Let's say I run a single-level logit model of "being depressed", as a function of age (in years) and opiate use (binary). The model looks like this
$Pr(Y_i=1)=\frac{exp(\beta_0+\beta_1Age_i+\beta_2OpiateUse_i)}{1+exp(\beta_0+\beta_1Age_i+\beta_2OpiateUse_i)}$
The model gives me values for the various coefficients (and the constant term), which I can then plug back into the formula to estimate the probability that a particular type of person will be depressed. So by plugging in age=27 and opiate use=0 I can get "the predicted probability of depression for a 27 year old who does not use opiates."
Now let's say that my respondents (indexed by i) are nested within school districts (indexed by j). To account for this I include a random effect $\zeta_j$ for the intercept, which I assume is distributed normally with a mean of zero and some estimated variance.
Now the model looks like this
$Pr(Y_{ij}=1)=\frac{exp(\beta_0+\beta_1Age_{ij}+\beta_2OpiateUse_{ij}+\zeta_j)}{1+exp(\beta_0+\beta_1Age_{ij}+\beta_2OpiateUse_{ij}+\zeta_j)}$
I want to generate the same kind of predicted probabilities as before, to know the predicted probability of depression for (say) a 27 year old who doesn't use opiates. This raises the question of what to do about the random effect $\zeta_j$. I'm aware that in earlier years when you asked a program (like Stata) to estimate predicted probabilities after multi-level logit models it could only do so by setting the random effects at zero. However, it seems like this approach is frowned upon and now the default approach (at least for Stata - when you run "margins, at(age=27 opiate=0)" after "melogit") is to "integrate over the random effects" or estimate probabilities "marginal on the random effect" (For example https://www.stata.com/stata14/marginal-margins/).
My problem is that I'm not entirely sure what this means or how (if at all) it affects the interpretation of the results.
So my first question is: what is the formula being used to evaluate a predicted probability from a multi-level logit model when "integrating over random effects"? I know that it's NOT simply replacing $\zeta_j$ with a particular value (e.g. the area under the normal curve describing the distribution of random effects), but what IS going on here?

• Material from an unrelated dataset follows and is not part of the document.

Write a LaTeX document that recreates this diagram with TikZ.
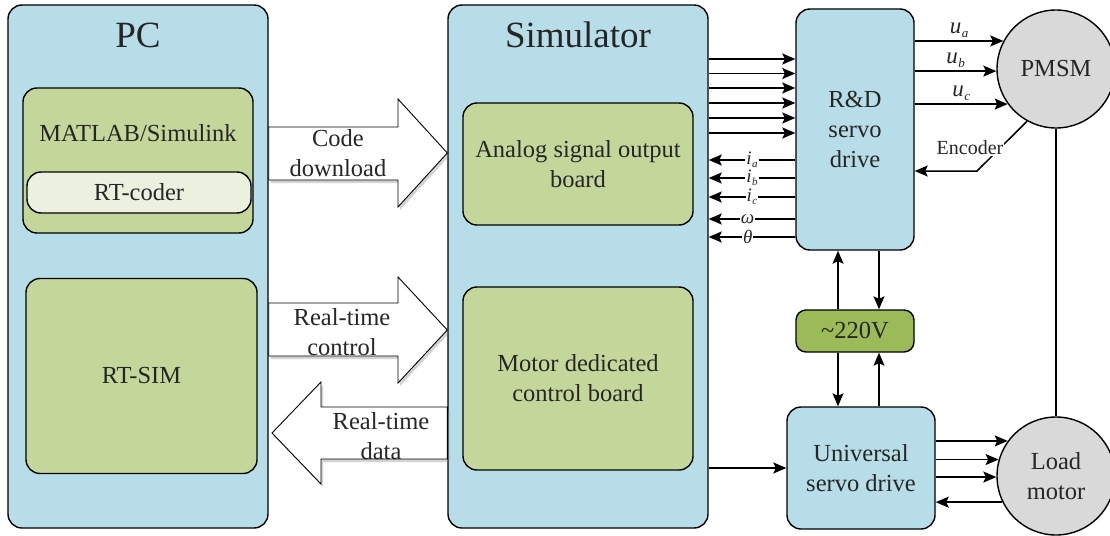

My second question is: How do we interpret the results? If I substitute "27" for age and "0" for opiate use but "integrate over random effects" can the result still be interpreted as "the predicted probability of depression for a 27 year old who does not use opiates?" Or do I need to modify this statement in some way to reflect what is going on with the random effects?